The unintended consequences that arise when people make decisions is fascinating and often saddening.
- Some people believe that minimum wage laws help those at the low end of the economic spectrum by increasing their income. What they don’t realize is that employers do everything they can to maintain the same costs, by cutting hours or cutting employment. And who do you think is the first to have their hours or jobs cut? You guessed it, those with the least skills, those with the least value to the employer, the very people the law was meant to help in the first place.
- Many people believe that mandatory health care coverage by employers will benefit employees. Again, employers do everything to maintain they same costs. They do this by cutting salary, hours, jobs, or benefits in other areas. Take home compensation per employee mostly stays the same.
- Governor Granholm of Michigan just passed legislation forcing chicken raisers to build larger cages so that the chickens can spread their wings. Since these farmers now have increased costs, the prices of chicken will go up. So will the prices of substitutes like beef.
Failing To See The Big Picture
- People love to sensationalize the poor treatment of employees by Wal-Mart and the use of sweatshop labor in the production of their products. They fail to recognize the vast amounts of cheap goods provided by Wal-Mart, relied heavily upon by those on the lower rungs of the economic spectrum. They also fail to recognize the thousands of jobs created by Wal-Mart. Ask these people. Would they rather work at Wal-Mart, working long hours, with poor benefits, or be unemployed? If they had a better employment option, they would take it. Wal-Mart forces no one to work for them. Employment is voluntary.
- Free trade does not simply move around pieces of a fixed pie. It GROWS the pie. When free trade agreements are passed and tariffs are lifted, total wealth is increased. The market economy is not a zero-sum game.

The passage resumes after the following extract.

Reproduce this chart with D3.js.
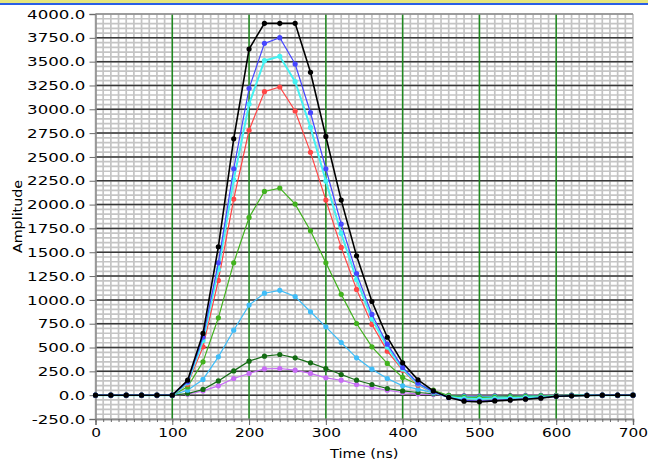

- Companies don’t pay their CEO’s and other top executives tens of millions of dollars because they like to or have to. They do it because it’s worth it to them. Companies live by the bottom line. Simple accounting shows that if you pay less in salary, your profit increases, which has many ancillary, beneficial effects. So why are these companies willingly decreasing their profit? Because they’ve done careful analysis, and looked at years and years of empirical evidence, and decided that it’s worth it to pay certain people very large amounts of money. People cannot wrap their heads around the fact that some people’s skills are worth 10 million, while their own are only worth 40,000. I’m currently dealing with the reality that no one thinks I’m worth more than 20,000 a year. I dealt with that by taking Level 1 of the Chartered Financial Analyst exam, a test with $1,200 dollars, 2600 pages, and a minimum of 250 hours of studying as barriers to entry. I poured myself into studying, soaking up all the details I could, and learning instead of memorizing the material. I work every day to improve my book knowledge, current events knowledge, critical thinking skills, writing skills, communication skills, etiquette skills, people skills, and health. I’ve dealt with the fact that some people are worth 500 times me not by whining about how preposterous that sounds, but by striving to improve myself. I’m not entitled to anything. I’m going to work to make it painfully obvious just how valuable I am to a company.